If you treat every clog the same way, you get the same result: it comes back.
A plumber usually starts by learning which fixtures are affected and how fast the problem appears. One sink clog is different from a whole-house backup.
Next comes access. Cleanouts matter because they let the plumber reach the right section without taking apart fixtures. If your home doesn’t have a convenient cleanout, that’s not your fault. It’s a layout detail that affects service time.
From there, the work typically falls into one of two tracks:
Mechanical clearing, where the goal is to remove a physical blockage like hair mats, wipes, or roots.
Build-up removal, where the goal is to strip the pipe walls of grease and scale so the line has full capacity again.
A pro will also pay attention to how the line drains after clearing. A line that clears but still drains “lazy” may have a belly, heavy scaling, or root intrusion that needs follow-up.
It’s not just a homeowner problem. Wisconsin wastewater groups have published education toolkits because wipes and other non-flush items clog pipes and pumps. The Wisconsin Environmental Association of Treatment Plants highlights the issue and offers a public-facing toolkit aimed at reducing clogs from unflushables. https://www.weat.org/unflushables
This matters in Appleton because older neighborhoods and long laterals are less forgiving. Even if the city’s main lines are fine, a single wipe bundle can snag inside a home’s lateral and start a chain reaction.
If you want a simple rule that prevents a lot of drain calls, it’s this: only toilet paper goes in the toilet.
Kitchen drains clog differently than bathroom drains. Grease is the big villain, because it pours like a liquid, then cools and sticks to pipe walls. Over time, it traps food bits and builds a narrowing tunnel that eventually closes.

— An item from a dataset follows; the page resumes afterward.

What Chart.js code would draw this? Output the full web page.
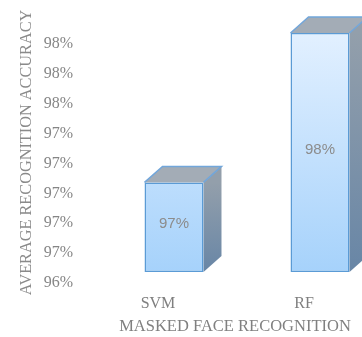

A straightforward government explainer from the Texas Commission on Environmental Quality describes how fats, oils, and grease accumulate inside sewer pipes when poured down drains. https://www.tceq.texas.gov/assistance/water/wastewater/fog/
Even if you don’t cook with deep-fry oil, everyday grease adds up: meat drippings, butter, creamy sauces, and oily leftovers.
The best habit is also the simplest. Let grease cool, wipe pans with a paper towel, and throw the towel away. For larger amounts, pour cooled grease into a container and trash it.
Wipes might clear the toilet today and wreck your drain tomorrow. They do not break down like toilet paper. They can knot together, snag on rough pipe walls, and create a net that catches everything else.
If you want a fast education piece to share with family members, WEAT’s unflushables toolkit is designed for public outreach, not technical folks. https://www.weat.org/unflushables
That one change can stop a cycle of backups in a lot of homes.
Homeowners sometimes wait too long because the first sign seems minor. A slow tub drain is annoying, not scary. Then the laundry runs and suddenly the floor drain gurgles.
Here’s the “pattern” clue: when multiple fixtures act up together, the restriction is often in a shared line or the main.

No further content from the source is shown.